At 15, Angie Haag's behavior abruptly changed. She alternated between feeling numb and acting out with risk-taking behavior. Her grades slipped, she couldn't sleep and she pushed her worried parents away.
Although she was unwilling to talk to them, she did open up to the therapist they found for her, revealing that she had been raped by an acquaintance.
"I had held that secret," said Haag, now 32 and living in St Paul. "I was a child, I didn't have resources to process the trauma. The therapist taught me skills to manage my PTSD symptoms and that saved my life. I hate that I was raped, but it gave me an opportunity for more self-awareness, healing, growth."

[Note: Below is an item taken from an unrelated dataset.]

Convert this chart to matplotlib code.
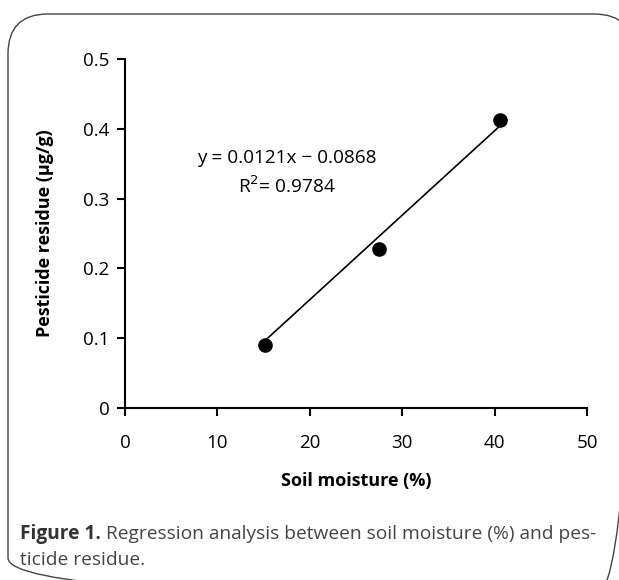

As it turns out, Haag's experience of growth born of trauma might be more mainstream than miraculous.
A traumatic experience — especially one that is ongoing or historical — can result in post-traumatic stress disorder or PTSD. But many people who experience a traumatic event come out with what psychologists call PTG, post-traumatic growth.
A review of 26 post-traumatic growth studies published in the Journal of Affective Disorders found that about half of the people who experienced traumatic events reported "a moderate-to-high growth response."
"The growth experience isn't the flip side, it coexists with the misery of trauma," said Richard Tedeschi, professor emeritus of psychology at the University of North Carolina at Charlotte. "It doesn't make everything great. People experienced something terrible and grieve the loss. But we have to pay attention to the whole picture. We have tended to look at the worst part and have ignored the other part."
A licensed therapist, Tedeschi and a colleague identified the post-traumatic growth concept in 1995, following a decade of research and clinical work with trauma survivors. Since then, they've continued their scholarly work on PTG, publishing books on the topic and training mental health professionals.